Nvidia’s upcoming ARM-based processors, code-named Project Denver, may compete with other integrated CPU and GPU platforms such as Intel’s Sandy Bridge or AMD Fusion, both of which debuted at CES as well.

Brown said it was difficult to forecast how manufacturers and consumers will respond to Tegra 2, but at this time he does not see how Nvidia can compete against Intel and AMD in enterprise product markets, including multi-core Xeon processors.
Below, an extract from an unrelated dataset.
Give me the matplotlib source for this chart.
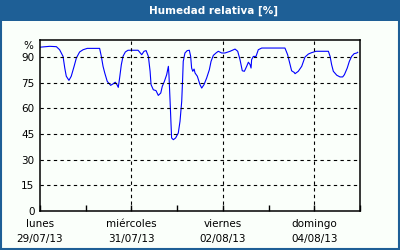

Instead, Nvidia could be threatening its own discrete graphics card business.

"Market share is costly, hard to get, and keep--in any market," Brown said. "Nvidia's ARM-based Denver chips could cannibalize Nvidia’s existing graphics cards and peripheral market-share if Nvidia shifts to integrated graphics processing."

Whether it has the unintended effect of cannibalizing GPUs or successfully allows Nvidia to bolster its current market share, Nvidia's strategy with regard to CPUs is gaining some attention from investors.

"The market sure seems to think that Nvidia and ARM are going to have success against AMD and Intel based on their recent performances," said Todd Swank, vice president of marketing at Burnsville, Minn.-based system builder Nor-Tech.

Swank pointed out that Nvidia's stock value has almost doubled in recent days. In addition, Swank traced the impact of Nvidia's Tegra 2 to comments from AMD's board of directors as to why the board asked for AMD CEO Dirk Meyer’s resignation.

"It certainly seems that they felt not enough is being done for AMD to go after this 'superphone' category." Swank said.

AMD's Meyer resigned unexpectedly on Monday. He is being replaced in the interim by Chief Financial Officer Thomas Seifert while the company seeks a permanent replacement.

However, in reaction to Meyer's departure, AMD's channel partners said a change in leadership does not necessarily translate to AMD achieving its goal of gaining a larger share of the market. System builders said it may be too late for AMD to make the impact it had hoped to in the CPU market.

Meyer's departure came just as AMD launched its first integrated Fusion APUs. But while much of the discussion heading into CES was focused on Fusion and Intel's Sandy Bridge, the partnership between Nvidia and ARM adds even more competition to the new integrated graphics space.